PROVIDED DATA:
----

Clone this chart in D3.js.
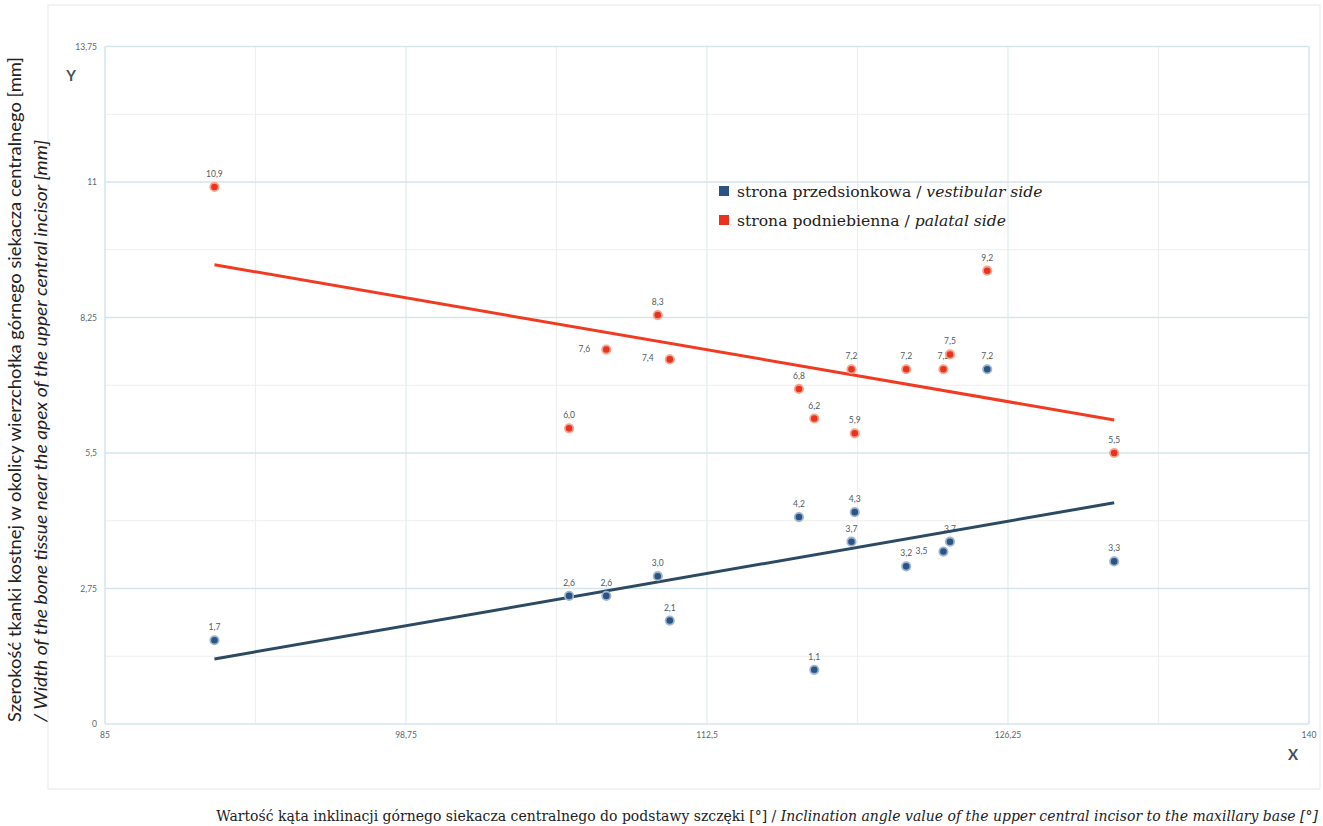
<!DOCTYPE html>
<html>
<head>
<meta charset="utf-8">
<script src="https://cdn.jsdelivr.net/npm/d3@7"></script>
<style>
  body { margin: 0; background: #fff; }
  svg { display: block; }
</style>
</head>
<body>
<div id="chart"></div>
<script>
// dane
const angles = [90.0, 106.2, 107.9, 110.25, 110.8, 116.7, 117.4, 119.1, 119.25, 121.6, 123.3, 123.6, 125.3, 131.1]
const vestibular = [1.7, 2.6, 2.6, 3.0, 2.1, 4.2, 1.1, 3.7, 4.3, 3.2, 3.5, 3.7, 7.2, 3.3]
const palatal = [10.9, 6.0, 7.6, 8.3, 7.4, 6.8, 6.2, 7.2, 5.9, 7.2, 7.2, 7.5, 9.2, 5.5]
// linie trendu (początek i koniec)
const trendX = [90.0, 131.1]
const trendVestibular = [1.32, 4.49]
const trendPalatal = [9.32, 6.17]
const xTicks = [85, 98.75, 112.5, 126.25, 140]
const yTicks = [0, 2.75, 5.5, 8.25, 11, 13.75]
const seriesNames = [
  ['strona przedsionkowa / ', 'vestibular side'],
  ['strona podniebienna / ', 'palatal side']
]

const W = 1323
const H = 826
const fmt = d => String(d).replace('.', ',')
const fmt1 = d => d.toFixed(1).replace('.', ',')

const svg = d3.select('#chart').append('svg')
  .attr('width', W)
  .attr('height', H)

const x = d3.scaleLinear().domain([85, 140]).range([105, 1309])
const y = d3.scaleLinear().domain([0, 13.75]).range([724, 46.5])

// ramka zewnętrzna
svg.append('rect')
  .attr('x', 48).attr('y', 5)
  .attr('width', 1272).attr('height', 784)
  .attr('fill', 'none')
  .attr('stroke', '#e8ecee')
  .attr('stroke-width', 1.2)

// siatka pomocnicza
const minorX = d3.range(85 + 6.875, 140, 13.75)
const minorY = d3.range(1.375, 13.75, 2.75)
svg.append('g').selectAll('line').data(minorX).join('line')
  .attr('x1', d => x(d)).attr('x2', d => x(d))
  .attr('y1', y(0)).attr('y2', y(13.75))
  .attr('stroke', '#eeeeee').attr('stroke-width', 1.2)
svg.append('g').selectAll('line').data(minorY).join('line')
  .attr('x1', x(85)).attr('x2', x(140))
  .attr('y1', d => y(d)).attr('y2', d => y(d))
  .attr('stroke', '#eeeeee').attr('stroke-width', 1.2)

// siatka główna
const gridColor = '#d5e5ec'
svg.append('g').selectAll('line').data(xTicks).join('line')
  .attr('x1', d => x(d)).attr('x2', d => x(d))
  .attr('y1', y(0)).attr('y2', y(13.75))
  .attr('stroke', d => (d === 85 || d === 140) ? '#cde0ea' : '#e4ecef')
  .attr('stroke-width', 1.3)
svg.append('g').selectAll('line').data(yTicks).join('line')
  .attr('x1', x(85)).attr('x2', x(140))
  .attr('y1', d => y(d)).attr('y2', d => y(d))
  .attr('stroke', gridColor)
  .attr('stroke-width', 1.3)

// etykiety osi
const tickFont = 'Lato, "Open Sans", sans-serif'
svg.append('g').selectAll('text').data(xTicks).join('text')
  .attr('x', d => x(d))
  .attr('y', y(0) + 14)
  .attr('text-anchor', 'middle')
  .attr('font-family', tickFont)
  .attr('font-size', 8.5)
  .attr('fill', '#5a6870')
  .text(fmt)
svg.append('g').selectAll('text').data(yTicks).join('text')
  .attr('x', 97)
  .attr('y', d => y(d) + 3)
  .attr('text-anchor', 'end')
  .attr('font-family', tickFont)
  .attr('font-size', 8.5)
  .attr('fill', '#5a6870')
  .text(fmt)

svg.append('text')
  .attr('x', 71).attr('y', 81)
  .attr('text-anchor', 'middle')
  .attr('font-family', 'Lato, sans-serif')
  .attr('font-weight', 'bold')
  .attr('font-size', 15)
  .attr('fill', '#4a4f55')
  .text('Y')
svg.append('text')
  .attr('x', 1293).attr('y', 760)
  .attr('text-anchor', 'middle')
  .attr('font-family', 'Lato, sans-serif')
  .attr('font-weight', 'bold')
  .attr('font-size', 15)
  .attr('fill', '#4a4f55')
  .text('X')

// etykiety punktów
const leftLabel = { vestibular: [10], palatal: [2, 4] }
const series = [
  { key: 'vestibular', values: vestibular, fill: '#2b5485', halo: '#9fb4cf' },
  { key: 'palatal', values: palatal, fill: '#ea3220', halo: '#f6a58f' }
]

series.forEach(s => {
  svg.append('g').selectAll('text').data(s.values).join('text')
    .attr('x', (d, i) => leftLabel[s.key].includes(i) ? x(angles[i]) - 22 : x(angles[i]))
    .attr('y', (d, i) => leftLabel[s.key].includes(i) ? y(d) + 2 : y(d) - 10)
    .attr('text-anchor', 'middle')
    .attr('font-family', tickFont)
    .attr('font-size', 8.5)
    .attr('fill', '#505a62')
    .text(fmt1)
})

// linie trendu
const line = d3.line().x(d => x(d[0])).y(d => y(d[1]))
svg.append('path')
  .datum(trendX.map((d, i) => [d, trendVestibular[i]]))
  .attr('d', line)
  .attr('fill', 'none')
  .attr('stroke', '#2c4a64')
  .attr('stroke-width', 3)
svg.append('path')
  .datum(trendX.map((d, i) => [d, trendPalatal[i]]))
  .attr('d', line)
  .attr('fill', 'none')
  .attr('stroke', '#f03a22')
  .attr('stroke-width', 3)

// punkty
series.forEach(s => {
  svg.append('g').selectAll('circle').data(s.values).join('circle')
    .attr('cx', (d, i) => x(angles[i]))
    .attr('cy', d => y(d))
    .attr('r', 4.2)
    .attr('fill', s.fill)
    .attr('stroke', s.halo)
    .attr('stroke-width', 1.8)
})

// legenda
const legendColors = ['#2b5485', '#ea3220']
const legend = svg.append('g')
seriesNames.forEach((n, i) => {
  const ly = 197 + i * 29
  legend.append('rect')
    .attr('x', 719).attr('y', ly - 11)
    .attr('width', 10).attr('height', 10)
    .attr('fill', legendColors[i])
  const t = legend.append('text')
    .attr('x', 737).attr('y', ly)
    .attr('font-family', '"DejaVu Serif", serif')
    .attr('font-size', 15.6)
    .attr('fill', '#222')
  t.append('tspan').text(n[0])
  t.append('tspan').attr('font-style', 'italic').text(n[1])
})

// tytuły osi
const xTitle = svg.append('text')
  .attr('x', 1318).attr('y', 821)
  .attr('text-anchor', 'end')
  .attr('font-family', '"DejaVu Serif", serif')
  .attr('font-size', 14)
  .attr('fill', '#222')
xTitle.append('tspan').text('Wartość kąta inklinacji górnego siekacza centralnego do podstawy szczęki [°] / ')
xTitle.append('tspan').attr('font-style', 'italic')
  .text('Inclination angle value of the upper central incisor to the maxillary base [°]')

svg.append('text')
  .attr('transform', 'translate(21,722) rotate(-90)')
  .attr('font-family', 'Lato, sans-serif')
  .attr('font-size', 17.5)
  .attr('textLength', 665)
  .attr('lengthAdjust', 'spacingAndGlyphs')
  .attr('fill', '#222')
  .text('Szerokość tkanki kostnej w okolicy wierzchołka górnego siekacza centralnego [mm]')
svg.append('text')
  .attr('transform', 'translate(47,722) rotate(-90)')
  .attr('font-family', 'Lato, sans-serif')
  .attr('font-style', 'italic')
  .attr('font-size', 17.5)
  .attr('textLength', 582)
  .attr('lengthAdjust', 'spacingAndGlyphs')
  .attr('fill', '#222')
  .text('/ Width of the bone tissue near the apex of the upper central incisor [mm]')
</script>
</body>
</html>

----

EXERCISE DIRECTIONS: How many of these lines contain "chart"? Write only the number.

OUTPUT: 3